Due to limitations in Elekta's event trigger box, we typically get a few spurious events codes in the fif files. E.g. the file 'KMO1_subj20_sess02-0.fif' (still in the data servers, I shared with you before) has the following spurious codes:
193.69 sec: 32 (spurious) immediately followed by 42 (true code)
1224 sec: 16 (spurious) immediately followed by 22 (true code)
662.8 sec: 64 (spurious) immediately followed by 93 (true code)
1637.8 sec: 64 (spurious) immediately followed by 93 (true code).
Notice in all these cases a smaller code is immediately followed by a larger code without a zero inbetween. This happens when we send an event code and the bits did not all go up at the same time.
But spurious codes also happen when we take a code down, e.g. 22 (true code) can be immediately followed by 16 (spurious code). This happens when all the bits did not go down at the same time.
But MNE-Python has a better solution and it is useful to see their code. See their implementation of reading events codes: https://mne.tools/stable/generated/mne.find_events.html
They have the option 'consecutive=increasing' (default) and 'min_duration'. When I use the command:
events = mne.find_events(raw, stim_channel='STI101',min_duration=0.002)
the file is read without any spurious event codes. Can you implement something similar in Brainstorm? That is, if two events are closer than 'min_duration', keep the second event if they are increasing in value, otherwise keep the first event.
If I add an option min_duration to process_evt_read.m (menu "Read from channel"), it should solve your problems, right?
I still have the connection information to your data server, but please tell me where the file is located.
(EDIT: I found it: /datadrive/datasharetmp/example_data_francois/with-0/KMO1_subj20_sess02-0.fif)
When linking the files to the Brainstorm database, do not use the option "Event channel". Then execute manually the process "Events > Read from channel". Set the option "Reject events shorter than: 1 sample" and it should remove all the events that do not have two consecutive identical values in the trigger channel.
One clarification: To my understanding, whenever you detect two events with <1sample distance, you keep the largest code, right?
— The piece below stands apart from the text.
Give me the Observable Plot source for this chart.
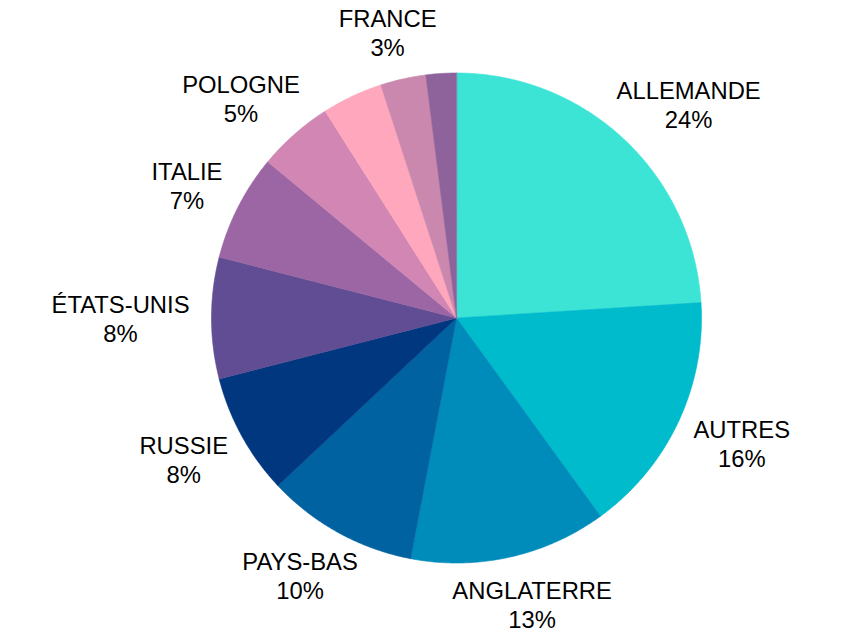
<!DOCTYPE html>
<html>
<head>
<meta charset="utf-8">
<script src="https://cdn.jsdelivr.net/npm/d3@7"></script>
<script src="https://cdn.jsdelivr.net/npm/@observablehq/plot@0.6"></script>
<style>
  html, body { margin: 0; padding: 0; background: #fff; }
  #chart svg { display: block; }
</style>
</head>
<body>
<div id="chart"></div>
<script>
// Data (clockwise from 12 o'clock)
const categories = ["ALLEMANDE", "AUTRES", "ANGLATERRE", "PAYS-BAS", "RUSSIE", "ÉTATS-UNIS", "ITALIE", "POLOGNE", "AUTRE-A", "FRANCE", "AUTRE-B"];
const values = [24, 16, 13, 10, 8, 8, 7, 5, 4, 3, 2];
const labels = ["ALLEMANDE", "AUTRES", "ANGLATERRE", "PAYS-BAS", "RUSSIE", "ÉTATS-UNIS", "ITALIE", "POLOGNE", null, "FRANCE", null];
const colors = ["#3ce4d6", "#00bbcc", "#008cba", "#0062a1", "#00377f", "#604d93", "#9c66a5", "#d186b3", "#ffa8bd", "#cb88ae", "#8e639b"];

const W = 848, H = 635;
const R = 245;               // radius in px
const cx = 456, cy = 317.5;  // centre in px
const fontSize = 23.8;
const fontFamily = "'Liberation Sans', Arial, sans-serif";

const total = d3.sum(values);
const pie = d3.pie().sort(null).value(d => d)(values);

// Slice polygons computed from the pie angles
const slicePts = [];
pie.forEach((p, i) => {
  slicePts.push({cat: categories[i], x: 0, y: 0});
  const n = Math.max(4, Math.ceil((p.endAngle - p.startAngle) / (Math.PI / 360)));
  for (let k = 0; k <= n; k++) {
    const a = p.startAngle + (p.endAngle - p.startAngle) * k / n;
    slicePts.push({cat: categories[i], x: Math.sin(a), y: Math.cos(a)});
  }
});

// Label positions (outside the pie, pushed out by half the label box)
const ctx = document.createElement("canvas").getContext("2d");
ctx.font = `${fontSize}px ${fontFamily}`;
const pad = 22, halfH = 26;
const labelData = [];
pie.forEach((p, i) => {
  if (!labels[i]) return;
  const m = (p.startAngle + p.endAngle) / 2;
  const dx = Math.sin(m), dy = Math.cos(m);
  const pct = Math.round(values[i] / total * 100) + "%";
  const halfW = Math.max(ctx.measureText(labels[i]).width, ctx.measureText(pct).width) / 2;
  const px = (R + pad) * dx + halfW * dx;
  const py = (R + pad) * dy + halfH * dy;
  labelData.push({x: px / R, y: py / R, text: labels[i] + "\n" + pct});
});

const chart = Plot.plot({
  width: W,
  height: H,
  marginLeft: cx - R,
  marginRight: W - (cx + R),
  marginTop: cy - R,
  marginBottom: H - (cy + R),
  style: {fontFamily, background: "#fff"},
  x: {domain: [-1, 1], axis: null},
  y: {domain: [-1, 1], axis: null},
  color: {domain: categories, range: colors},
  marks: [
    Plot.line(slicePts, {x: "x", y: "y", z: "cat", fill: "cat", stroke: "cat", strokeWidth: 0.6, curve: "linear-closed"}),
    Plot.text(labelData, {x: "x", y: "y", text: "text", fontSize, fill: "#000", lineHeight: 1.22, textAnchor: "middle", lineAnchor: "middle"})
  ]
});
document.getElementById("chart").appendChild(chart);
</script>
</body>
</html>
This is correct, and indeed this is what happens to the fif files I just tested.
No, there is no comparison of values, it is only based on the duration of the event.
If the values are rising or falling and are sampled half-way during this process, there is no chance that the spurious values would be stable for two consecutive samples. By removing the events that are shorter than one full sample (ie. for which the value of stim channel is not stable for two consecutive samples), you get rid of all the spurious events you described.
I assumed that the final stable value of the event should always be stable for more than two consecutive samples. If this is not the case, the process might remove some of your stim.